I'm not sure what to compare with the death of journalists ... one thing you could do is to find out how many journalists are working in each country can calculate the death rate, then it will be a lot easier to compare with the mortality rate of a country/profession. But I'm not sure how you'll go about finding that data :(

dbaptistr commented 6 years ago

Interesting topic! If Weihua is right about the CPJ data, perhaps the data by Reporters Without Borders could also be useful to you.

In the first graph, it's not very clear to me to what period of time the death count is for. Is it the total death count of last decade, of last year? Maybe it would help to clear that up in the graph. Perhaps it would also be helpful to have a graph to clear up what you mean by "journalist deaths". Are the journalists being murdered? Are they collateral deaths of a war?

I think the chart regarding years would work better as a line chart, so you can get rid of the bars and maybe explain some of the peaks.

I'm not sure the comparison with police deaths works very well. Perhaps you could compare to total deaths of the particular conflict happening in the country (eg. the war in Syria or the war against drugs in Mexico), just to know how much that conflict affects journalism.

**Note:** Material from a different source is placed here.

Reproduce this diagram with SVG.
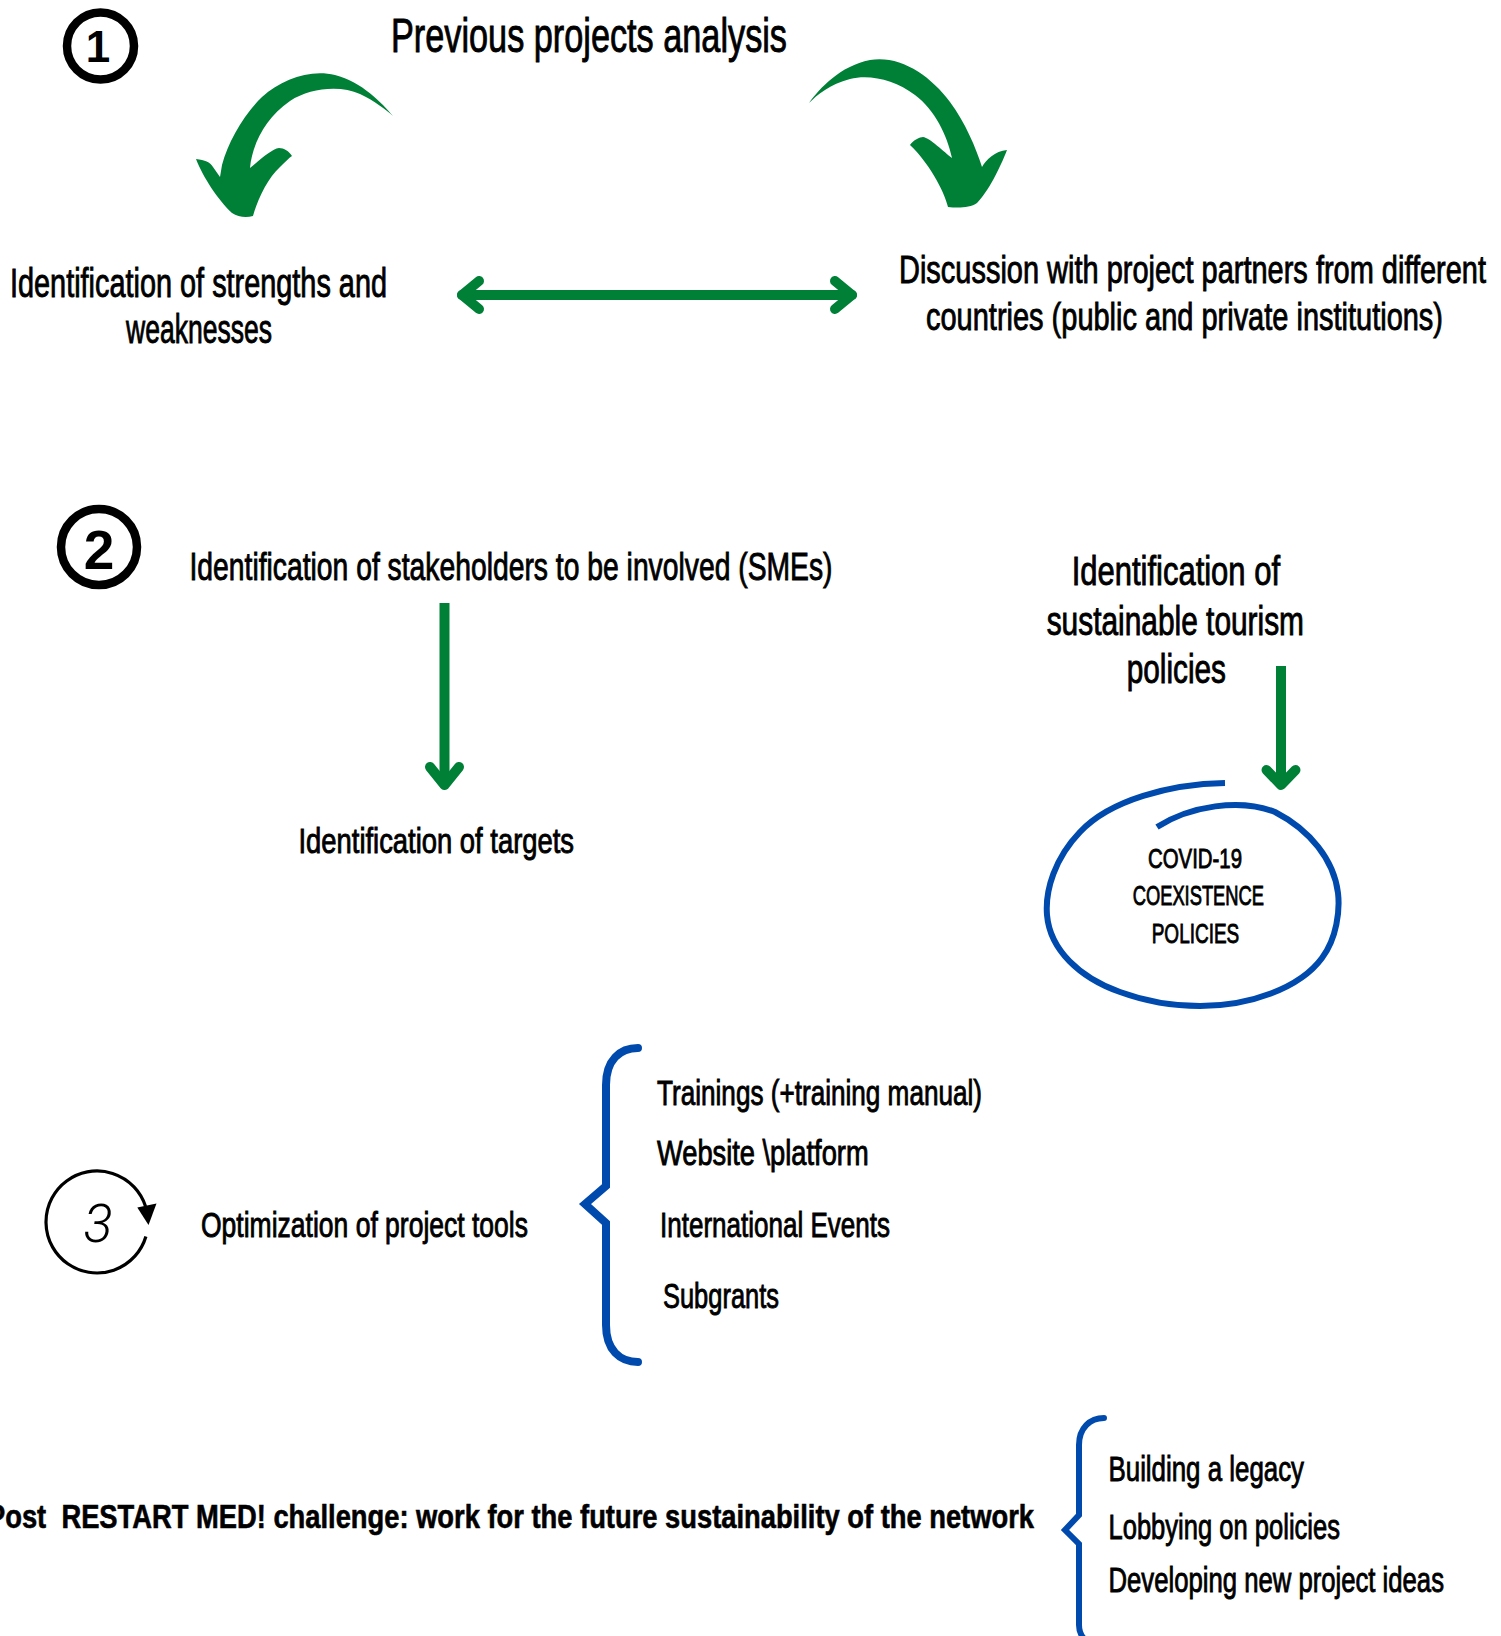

Good job so far, looking forward to the rest!

sarahslo commented 6 years ago

what do the colors mean in the deaths by year? nothing, yes? color should be used to denote meaning and guide the reader's eye, to make connections and to point to differences.

i also don't think it's apt to compare journalists deaths and police deaths. police deaths in the US vs journalists around the world? if nothing else, they are on different scale so they are not comparable visually.

i'd rotate the deaths charts so the years are on the bottom and we can see the trend better.